* **Exercise prompt**
Don't include pictures. Quote the lines below from the first through the line that contains "plt.rcParams['font.family'] = ['Liberation".
__________
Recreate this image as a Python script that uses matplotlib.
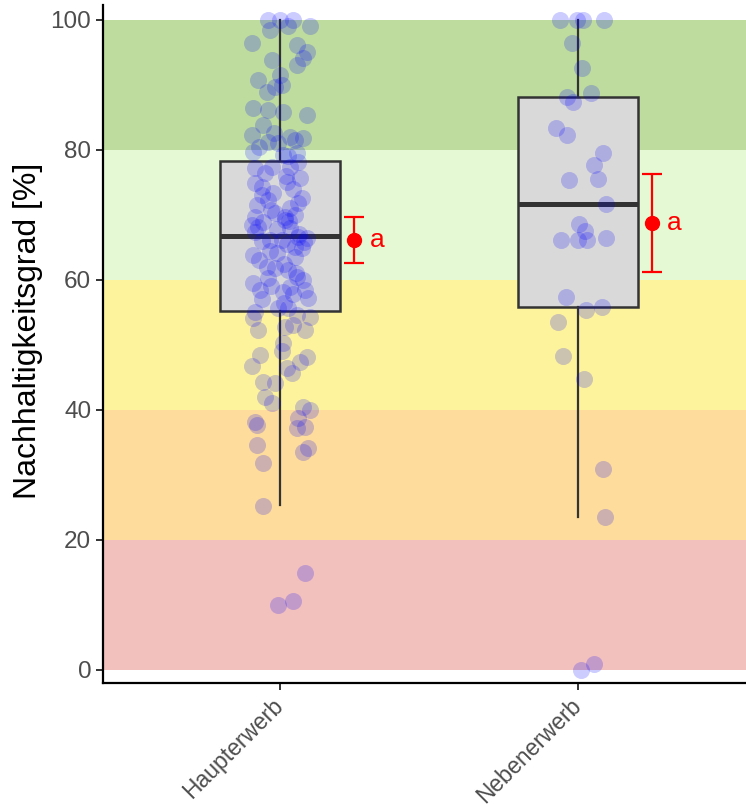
import matplotlib
matplotlib.use("Agg")
import matplotlib.pyplot as plt
import matplotlib.transforms as mtransforms
import numpy as np

plt.rcParams['font.family'] = ['Liberation Sans', 'DejaVu Sans']

categories = ["Haupterwerb", "Nebenerwerb"]

# box statistics (whisker low, Q1, median, Q3, whisker high)
box_low = [25.4, 23.5]
box_q1 = [55.3, 55.8]
box_med = [66.8, 71.7]
box_q3 = [78.3, 88.2]
box_high = [100.0, 100.0]

# mean and error bar limits
means = [66.2, 68.8]
err_low = [62.6, 61.2]
err_high = [69.7, 76.3]
letters = ["a", "a"]

# rating bands (lower, upper, colour)
band_low = [0, 20, 40, 60, 80]
band_high = [20, 40, 60, 80, 100]
band_colors = ["#F2C1BE", "#FEDC9C", "#FEF39D", "#E6F9D5", "#BEDC9E"]

# individual observations (value, horizontal jitter)
haupt_values = [100, 100, 100, 98.5, 99, 99, 96.5, 96.2, 95, 94.2, 93.8, 93, 91.5, 90.8, 88.9, 89.7, 90,
                86.5, 86.2, 85.8, 85.4, 83.8, 82.3, 81.2, 82, 81.8, 81, 79.7, 79.5, 79, 77.2, 77.4, 77.4,
                75.7, 74.9, 75, 74.3, 73.4, 72.6, 71.5, 72.3, 71.1, 70.3, 69.7, 69.7,
                68.5, 68.9, 69.2, 68, 67.4, 66.6, 66.5, 66.2, 66.2, 63.8, 65.1, 64.9, 64.2, 62, 61.5, 61.8,
                60, 60.3, 59.5, 60.5, 58.5, 58.2, 58.9, 58.5, 57.2, 55.7, 55.1, 55.7, 54.6, 54.3, 54.2,
                52.3, 52.8, 53, 52.3, 50.3, 49, 48.5, 48.2, 46.7, 47.4, 46.5, 45.7, 44.3, 44.1, 42, 41.1,
                40.5, 40, 38.8, 38.2, 37.7, 37.2, 37.4, 34.6, 33.5, 34.2, 31.8, 25.2, 14.9, 10.6, 10.0,
                # partly hidden points in the dense middle
                82.6, 81.5, 80.4, 79.2, 78.1, 76.5, 76.0, 74.0, 73.0, 71.8, 70.8, 69.0, 68.2, 67.0,
                66.0, 65.5, 64.5, 63.5, 63.0, 62.5, 61.0, 59.0, 57.8, 57.0, 56.5, 70.0, 67.8, 65.8]
haupt_jitter = [-0.04, 0.0, 0.044, -0.034, 0.027, 0.1, -0.094, 0.057, 0.09, 0.077, -0.027, 0.057, 0.0,
                -0.074, -0.044, -0.017, 0.007, -0.09, -0.04, 0.01, 0.09, -0.057, -0.094, -0.04, 0.034,
                0.077, -0.007, -0.09, 0.057, 0.027, -0.084, -0.027, 0.034, 0.067, -0.084, 0.023, -0.06,
                -0.023, 0.074, -0.077, -0.04, 0.034, -0.017, -0.084, 0.017,
                -0.094, -0.057, 0.017, 0.034, -0.084, 0.06, 0.09, -0.034, 0.007, -0.09, 0.05, 0.074,
                -0.01, -0.044, 0.027, -0.017, 0.077, -0.04, -0.09, 0.057, -0.067, 0.01, 0.034, 0.084,
                0.094, -0.007, -0.084, 0.027, 0.057, 0.1, -0.09,
                -0.074, 0.017, 0.044, 0.084, 0.01, 0.007, -0.067, 0.09, -0.094, 0.067, 0.023, 0.04,
                -0.057, -0.017, -0.05, -0.027, 0.077, 0.1, 0.06, -0.084, -0.077, 0.057, 0.084, -0.077,
                0.077, 0.094, -0.057, -0.057, 0.084, 0.044, -0.007,
                -0.02, 0.05, -0.07, 0.01, 0.06, -0.05, 0.02, 0.045, -0.06, 0.06, -0.03, 0.03, -0.075,
                0.065, -0.06, 0.025, -0.035, 0.05, -0.07, 0.015, 0.055, -0.03, 0.045, -0.06, 0.015,
                0.05, -0.01, 0.08]
neben_values = [100, 100, 100, 100, 96.5, 92.6, 88.8, 88.2, 87.4, 83.4, 82.3, 79.5, 77.7, 75.5, 75.4,
                71.7, 68.6, 67.5, 66.2, 66.2, 66.2, 66.5, 57.4, 55.4, 55.8, 53.5, 48.3, 44.8, 30.9, 23.5,
                0.0, 0.9]
neben_jitter = [-0.06, -0.003, 0.017, 0.087, -0.02, 0.013, 0.044, -0.037, -0.017, -0.074, -0.037, 0.084,
                0.054, 0.067, -0.03, 0.094, 0.003, 0.023, -0.057, 0.0, 0.03, 0.094, -0.04, 0.027, 0.081,
                -0.067, -0.05, 0.02, 0.084, 0.091, 0.01, 0.054]

fig = plt.figure(figsize=(7.46, 8.07), dpi=100)
ax = fig.add_axes([103 / 746, 124 / 807, 643 / 746, 678 / 807])

ax.set_xlim(0.406, 2.564)
ax.set_ylim(-2, 102.3)

for lo, hi, c in zip(band_low, band_high, band_colors):
    ax.axhspan(lo, hi, color=c, lw=0, zorder=0)

positions = np.arange(1, len(categories) + 1)
stats = []
for i, name in enumerate(categories):
    stats.append(dict(label=name, whislo=box_low[i], q1=box_q1[i], med=box_med[i],
                      q3=box_q3[i], whishi=box_high[i], fliers=[]))
ax.bxp(stats, positions=positions, widths=0.4, showfliers=False, showcaps=False,
       patch_artist=True,
       boxprops=dict(facecolor="#D9D9D9", edgecolor="#333333", linewidth=1.8),
       medianprops=dict(color="#333333", linewidth=3.6),
       whiskerprops=dict(color="#333333", linewidth=1.6), zorder=2)

for pos, vals, jit in [(1, haupt_values, haupt_jitter), (2, neben_values, neben_jitter)]:
    ax.scatter(pos + np.array(jit), vals, s=150, color="#0000FF", alpha=0.2, lw=0, zorder=3)

mean_x = positions + 0.25
ax.errorbar(mean_x, means,
            yerr=[np.array(means) - np.array(err_low), np.array(err_high) - np.array(means)],
            fmt="o", color="#FF0000", ms=10, elinewidth=1.6, capsize=7, capthick=1.6, zorder=4)
for x, m, t in zip(mean_x, means, letters):
    ax.text(x + 0.05, m, t, color="#FF0000", fontsize=19, va="center", ha="left", zorder=5)

ax.set_yticks([0, 20, 40, 60, 80, 100])
ax.set_xticks(positions)
ax.set_xticklabels(categories, rotation=45, ha="right", rotation_mode="anchor")
ax.tick_params(axis="both", colors="#333333", labelcolor="#4D4D4D", labelsize=17.5,
               width=1.4, length=5)
ax.tick_params(axis="x", pad=6, labelsize=16.5)
shift = mtransforms.ScaledTranslation(-8 / 100, 4 / 100, fig.dpi_scale_trans)
for lab in ax.get_xticklabels():
    lab.set_transform(lab.get_transform() + shift)
ax.set_ylabel("Nachhaltigkeitsgrad [%]", fontsize=23, color="black")
ax.yaxis.set_label_coords(-0.093, 0.52)

for s in ["top", "right"]:
    ax.spines[s].set_visible(False)
for s in ["left", "bottom"]:
    ax.spines[s].set_linewidth(1.6)
    ax.spines[s].set_color("black")

fig.savefig("out.png", dpi=100)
__________
* **Answer for this exercise**
Recreate this image as a Python script that uses matplotlib.
import matplotlib
matplotlib.use("Agg")
import matplotlib.pyplot as plt
import matplotlib.transforms as mtransforms
import numpy as np

plt.rcParams['font.family'] = ['Liberation Sans', 'DejaVu Sans']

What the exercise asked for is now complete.